June 2 came and went, tp-link's router firmware returned to field upgradable, and other manufacturers did nothing to make flashing other firmwares any harder than it already was. Hopefully, our arguments buttressed the legal case ongoing at the time against tplink (I knew there was one, but not against whom, or over what, I hope to get more details).
This does not mean the war is won, however. Certainly binary blob firmware that completely controls the radio remains a problem - but progress is being made with the very thin firmware in the 802.11ac mt76 chipset, I am not aware of 5ghz ath9k chips requiring blobs, and other binary only firmwares are improving to support APIs that fq_codel on wifi needs.
(Recently a few new *major* chipsets had wifi drivers submitted to the linux kernel, but I haven't looked at what, exactly the firmware controls. The state of most wifi drivers and firmware is thoroughly depressing - and a very smart and fast co-processor is seemingly needed to run at very high rates)

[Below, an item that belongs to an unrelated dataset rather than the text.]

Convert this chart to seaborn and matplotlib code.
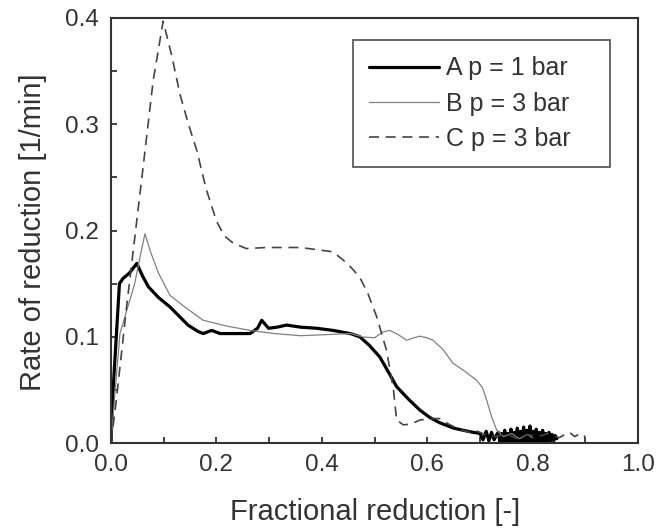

Five things I learned from this exercise:
1) If a legalistic solution can be vague, it will be. It then can be spun many ways for many audiences. Read Ed Bernays.
Still, sometimes what is said publicly, continues to matter, and the FCC has said some very nice things.
2) The FCC was not the enemy, but a harried organization attempting to fulfill its mandates. As minimally outlined, their problem was the FAA complaining about wifi interference with weather radars. The first solution was overbroad. They have a much better understanding of the roles of open source, third party firmware now - after the keruffle - of the usefulness of user control, better security, and more frequent updates.
The FCC has WAY bigger problems than linux wifi. The number of wireless capable devices requiring certification and testing is skyrocketing, among other things.
https://twitter.com/FCC is a good source for the FCC's other concerns.
3) If you really want attention in D.C., it is a good idea to make a good argument, with a lot of well known people, file it somewhere inside the agency's process, and then issue (buy) a press release, and make the biggest stink you can.
As it turned out many of the recommendations we made above cannot be implemented inside the FCC's mandates, but the FTCs.
4) Chipmakers can now no longer hide behind an argument that the FCC will not let them open up their firmware.
5) The best "proof of the pudding" I can think of would be to push through a new product with much more or entirely open wifi firmware through the FCC processes, using the CRDA library to enforce the rules. Lining up a vendor willing to try that has so far not happened, although I expected a few mt76 chipsets to enter the US by now, I have not been actively watching their RSS feed for progress.
All in all, honestly, I do think we moved the dial a few notches in the right direction, and I'm going to sleep pretty well tonight.